*SUPPLIED RECORDS*:
^^^^^^^^^^^^^^^^

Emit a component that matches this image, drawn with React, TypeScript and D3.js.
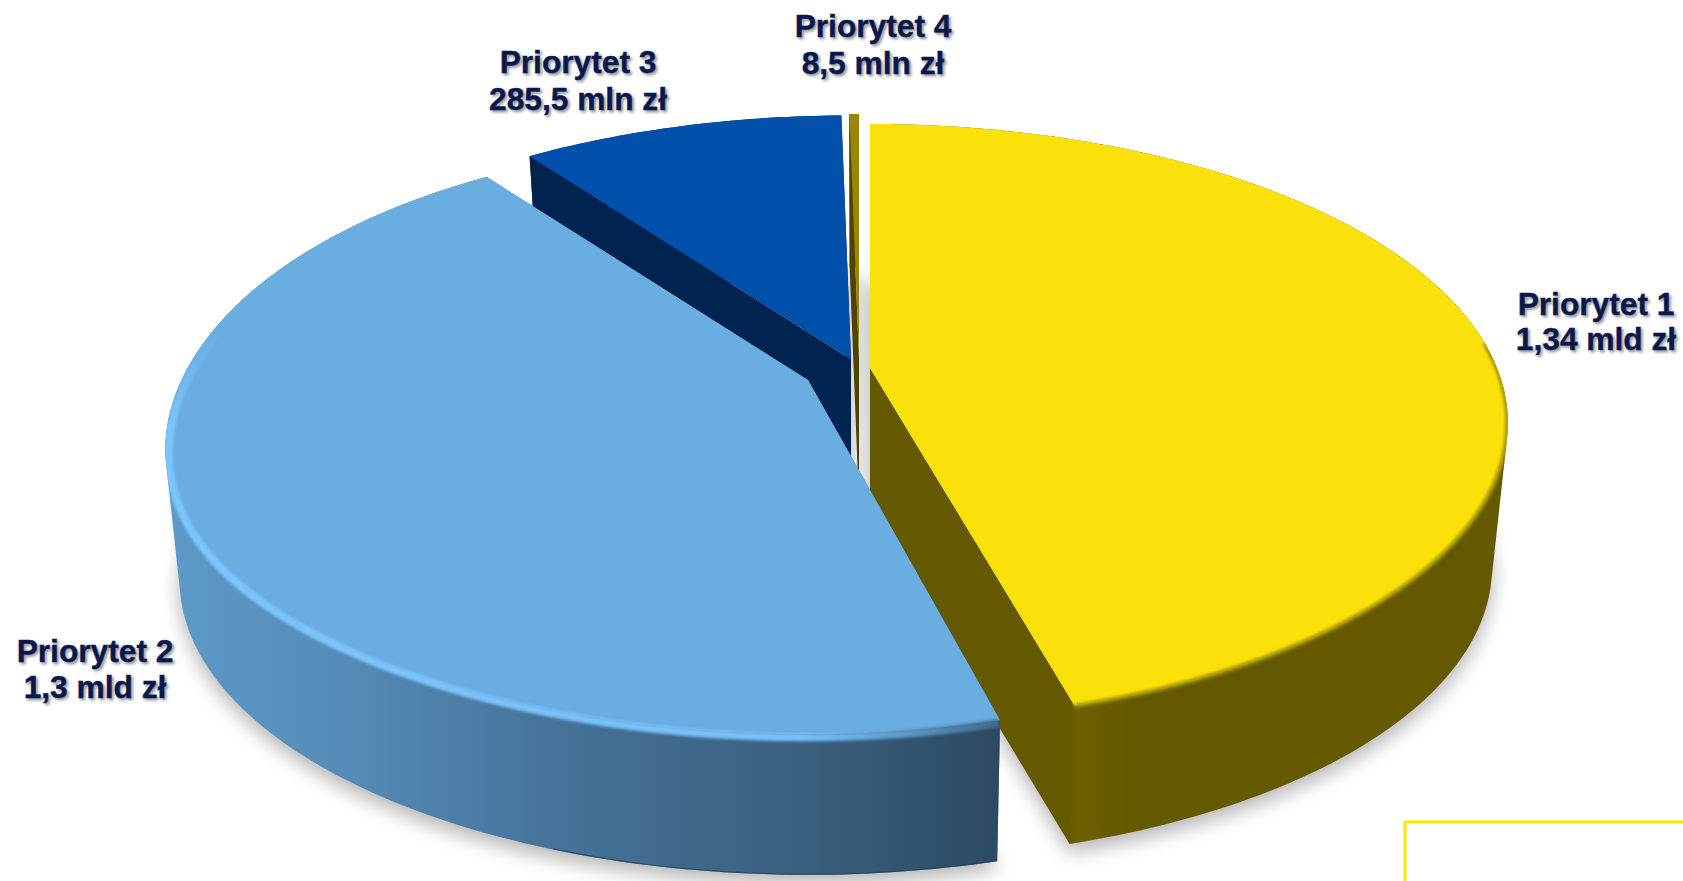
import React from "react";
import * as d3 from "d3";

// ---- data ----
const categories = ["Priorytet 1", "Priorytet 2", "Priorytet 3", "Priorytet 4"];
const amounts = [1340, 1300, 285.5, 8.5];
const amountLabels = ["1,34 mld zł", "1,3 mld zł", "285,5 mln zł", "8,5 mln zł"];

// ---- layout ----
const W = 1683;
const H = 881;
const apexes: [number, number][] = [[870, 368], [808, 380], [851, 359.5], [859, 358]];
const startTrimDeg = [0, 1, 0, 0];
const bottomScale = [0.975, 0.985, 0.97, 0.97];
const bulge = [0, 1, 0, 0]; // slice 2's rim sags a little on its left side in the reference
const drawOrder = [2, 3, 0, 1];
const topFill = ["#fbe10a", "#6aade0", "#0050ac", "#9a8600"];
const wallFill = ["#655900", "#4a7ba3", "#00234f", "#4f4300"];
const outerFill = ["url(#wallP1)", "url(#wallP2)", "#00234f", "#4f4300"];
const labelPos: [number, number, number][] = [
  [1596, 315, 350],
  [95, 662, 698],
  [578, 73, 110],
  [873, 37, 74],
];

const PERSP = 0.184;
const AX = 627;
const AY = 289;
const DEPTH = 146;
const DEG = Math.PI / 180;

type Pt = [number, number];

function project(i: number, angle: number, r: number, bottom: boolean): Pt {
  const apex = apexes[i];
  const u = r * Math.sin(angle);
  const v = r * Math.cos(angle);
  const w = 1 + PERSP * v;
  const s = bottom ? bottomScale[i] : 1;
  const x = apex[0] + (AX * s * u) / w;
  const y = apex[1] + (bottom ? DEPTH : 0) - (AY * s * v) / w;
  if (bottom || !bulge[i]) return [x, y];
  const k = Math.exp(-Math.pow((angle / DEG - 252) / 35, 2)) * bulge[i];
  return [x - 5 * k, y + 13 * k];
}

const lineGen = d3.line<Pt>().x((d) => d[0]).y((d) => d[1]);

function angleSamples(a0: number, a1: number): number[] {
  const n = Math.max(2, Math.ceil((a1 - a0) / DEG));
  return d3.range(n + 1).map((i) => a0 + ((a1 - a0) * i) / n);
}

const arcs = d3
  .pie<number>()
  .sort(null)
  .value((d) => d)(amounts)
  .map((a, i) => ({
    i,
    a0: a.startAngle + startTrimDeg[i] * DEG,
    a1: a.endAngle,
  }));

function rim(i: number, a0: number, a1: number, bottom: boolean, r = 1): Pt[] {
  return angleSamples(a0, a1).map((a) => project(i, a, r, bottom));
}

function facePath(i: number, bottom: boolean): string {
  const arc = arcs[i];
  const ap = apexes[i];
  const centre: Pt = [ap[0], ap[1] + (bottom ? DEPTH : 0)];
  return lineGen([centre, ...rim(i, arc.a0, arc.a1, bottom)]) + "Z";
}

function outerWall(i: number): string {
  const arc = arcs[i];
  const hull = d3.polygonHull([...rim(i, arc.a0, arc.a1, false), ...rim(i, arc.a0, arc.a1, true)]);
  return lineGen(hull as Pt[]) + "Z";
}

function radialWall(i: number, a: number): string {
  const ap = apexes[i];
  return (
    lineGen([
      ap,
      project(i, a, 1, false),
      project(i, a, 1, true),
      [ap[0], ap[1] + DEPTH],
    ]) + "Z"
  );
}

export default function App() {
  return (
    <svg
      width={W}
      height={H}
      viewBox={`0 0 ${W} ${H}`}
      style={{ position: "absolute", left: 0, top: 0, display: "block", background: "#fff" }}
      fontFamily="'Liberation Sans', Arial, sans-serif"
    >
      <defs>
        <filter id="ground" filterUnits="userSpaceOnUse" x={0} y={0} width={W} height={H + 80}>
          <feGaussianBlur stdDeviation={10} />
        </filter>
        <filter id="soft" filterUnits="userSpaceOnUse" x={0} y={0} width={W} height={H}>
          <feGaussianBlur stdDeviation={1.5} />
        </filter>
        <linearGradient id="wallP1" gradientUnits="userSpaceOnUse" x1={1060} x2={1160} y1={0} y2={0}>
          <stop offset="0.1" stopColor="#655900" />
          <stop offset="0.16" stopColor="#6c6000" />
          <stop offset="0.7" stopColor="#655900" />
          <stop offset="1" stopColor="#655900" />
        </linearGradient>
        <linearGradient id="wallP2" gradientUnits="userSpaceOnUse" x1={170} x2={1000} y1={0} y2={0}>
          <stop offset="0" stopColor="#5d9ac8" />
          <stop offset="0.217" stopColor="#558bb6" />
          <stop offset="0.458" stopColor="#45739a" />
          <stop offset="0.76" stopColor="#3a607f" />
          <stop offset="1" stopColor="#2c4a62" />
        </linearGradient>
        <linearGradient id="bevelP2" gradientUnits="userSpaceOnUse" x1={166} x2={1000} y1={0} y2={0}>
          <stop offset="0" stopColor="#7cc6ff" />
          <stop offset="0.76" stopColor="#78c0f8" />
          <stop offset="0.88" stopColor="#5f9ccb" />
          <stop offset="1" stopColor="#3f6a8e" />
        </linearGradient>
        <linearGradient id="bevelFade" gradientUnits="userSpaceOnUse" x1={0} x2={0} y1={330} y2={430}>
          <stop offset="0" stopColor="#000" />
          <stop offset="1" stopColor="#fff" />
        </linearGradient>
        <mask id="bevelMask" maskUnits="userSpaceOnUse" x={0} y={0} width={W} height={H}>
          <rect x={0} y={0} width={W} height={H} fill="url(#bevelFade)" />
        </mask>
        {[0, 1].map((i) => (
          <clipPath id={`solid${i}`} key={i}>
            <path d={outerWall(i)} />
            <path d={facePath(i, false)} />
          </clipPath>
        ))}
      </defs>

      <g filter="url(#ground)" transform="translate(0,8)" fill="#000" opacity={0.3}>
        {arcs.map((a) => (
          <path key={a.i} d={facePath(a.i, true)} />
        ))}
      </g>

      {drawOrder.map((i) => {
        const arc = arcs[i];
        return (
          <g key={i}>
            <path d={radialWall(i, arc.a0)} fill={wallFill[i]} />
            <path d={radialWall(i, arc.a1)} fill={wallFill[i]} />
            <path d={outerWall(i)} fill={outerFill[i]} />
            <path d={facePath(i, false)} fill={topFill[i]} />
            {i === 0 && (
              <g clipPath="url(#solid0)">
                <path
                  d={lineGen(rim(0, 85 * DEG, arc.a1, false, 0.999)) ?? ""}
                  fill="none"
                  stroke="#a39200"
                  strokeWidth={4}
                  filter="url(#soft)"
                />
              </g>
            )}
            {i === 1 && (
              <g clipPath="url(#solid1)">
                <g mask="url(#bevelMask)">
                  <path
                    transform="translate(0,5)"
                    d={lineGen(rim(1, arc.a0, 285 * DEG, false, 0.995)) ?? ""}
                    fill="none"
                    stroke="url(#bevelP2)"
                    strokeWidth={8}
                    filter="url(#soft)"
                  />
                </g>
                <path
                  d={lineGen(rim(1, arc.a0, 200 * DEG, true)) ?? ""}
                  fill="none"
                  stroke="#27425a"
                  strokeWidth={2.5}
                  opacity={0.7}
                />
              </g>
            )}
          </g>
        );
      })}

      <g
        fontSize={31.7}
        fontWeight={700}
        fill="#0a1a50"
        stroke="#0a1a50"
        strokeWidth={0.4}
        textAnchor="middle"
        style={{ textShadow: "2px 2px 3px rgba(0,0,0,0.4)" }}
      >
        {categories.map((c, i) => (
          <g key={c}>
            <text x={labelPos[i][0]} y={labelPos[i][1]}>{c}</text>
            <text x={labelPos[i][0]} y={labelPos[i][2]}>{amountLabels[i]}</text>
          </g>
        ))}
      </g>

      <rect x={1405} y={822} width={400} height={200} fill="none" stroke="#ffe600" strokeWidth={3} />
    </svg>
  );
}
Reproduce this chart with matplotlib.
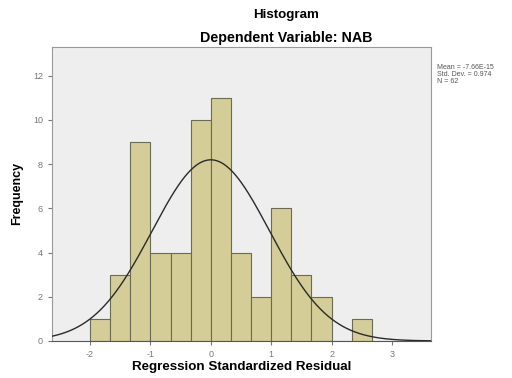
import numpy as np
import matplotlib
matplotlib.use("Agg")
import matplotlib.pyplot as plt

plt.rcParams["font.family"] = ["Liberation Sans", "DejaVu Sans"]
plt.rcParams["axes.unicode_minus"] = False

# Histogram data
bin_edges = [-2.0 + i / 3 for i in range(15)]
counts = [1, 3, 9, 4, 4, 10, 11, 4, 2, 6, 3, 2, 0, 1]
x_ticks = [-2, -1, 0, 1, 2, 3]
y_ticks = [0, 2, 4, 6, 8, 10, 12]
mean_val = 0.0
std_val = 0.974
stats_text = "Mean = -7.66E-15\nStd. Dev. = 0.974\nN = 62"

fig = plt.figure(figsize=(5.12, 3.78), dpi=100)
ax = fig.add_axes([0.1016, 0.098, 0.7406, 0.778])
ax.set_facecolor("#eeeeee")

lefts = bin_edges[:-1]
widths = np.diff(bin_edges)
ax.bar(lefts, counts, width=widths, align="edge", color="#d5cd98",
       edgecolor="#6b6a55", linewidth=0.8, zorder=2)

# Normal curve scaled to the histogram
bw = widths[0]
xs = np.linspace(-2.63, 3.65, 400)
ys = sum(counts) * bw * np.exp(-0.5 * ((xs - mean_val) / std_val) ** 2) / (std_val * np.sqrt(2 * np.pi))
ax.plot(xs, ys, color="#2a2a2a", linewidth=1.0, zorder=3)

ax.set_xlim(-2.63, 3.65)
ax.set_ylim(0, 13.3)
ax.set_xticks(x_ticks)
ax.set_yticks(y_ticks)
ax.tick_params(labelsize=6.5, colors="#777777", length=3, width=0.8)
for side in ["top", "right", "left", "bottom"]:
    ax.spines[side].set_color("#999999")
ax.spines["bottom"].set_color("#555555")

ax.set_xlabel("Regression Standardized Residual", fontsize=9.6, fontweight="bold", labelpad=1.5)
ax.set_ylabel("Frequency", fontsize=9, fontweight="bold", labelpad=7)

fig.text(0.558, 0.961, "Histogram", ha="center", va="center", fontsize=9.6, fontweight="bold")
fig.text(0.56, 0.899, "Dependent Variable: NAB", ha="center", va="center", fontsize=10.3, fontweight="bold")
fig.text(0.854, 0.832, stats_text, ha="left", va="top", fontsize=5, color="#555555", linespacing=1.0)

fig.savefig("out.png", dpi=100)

^^^^^^^^^^^^^^^^

*AIM*: Go from the first line of the listing to the line holding "import * as" and, please, transcribe those lines exactly, both included, with no pictures.

*OUTPUT BELOW*:
Emit a component that matches this image, drawn with React, TypeScript and D3.js.
import React from "react";
import * as d3 from "d3";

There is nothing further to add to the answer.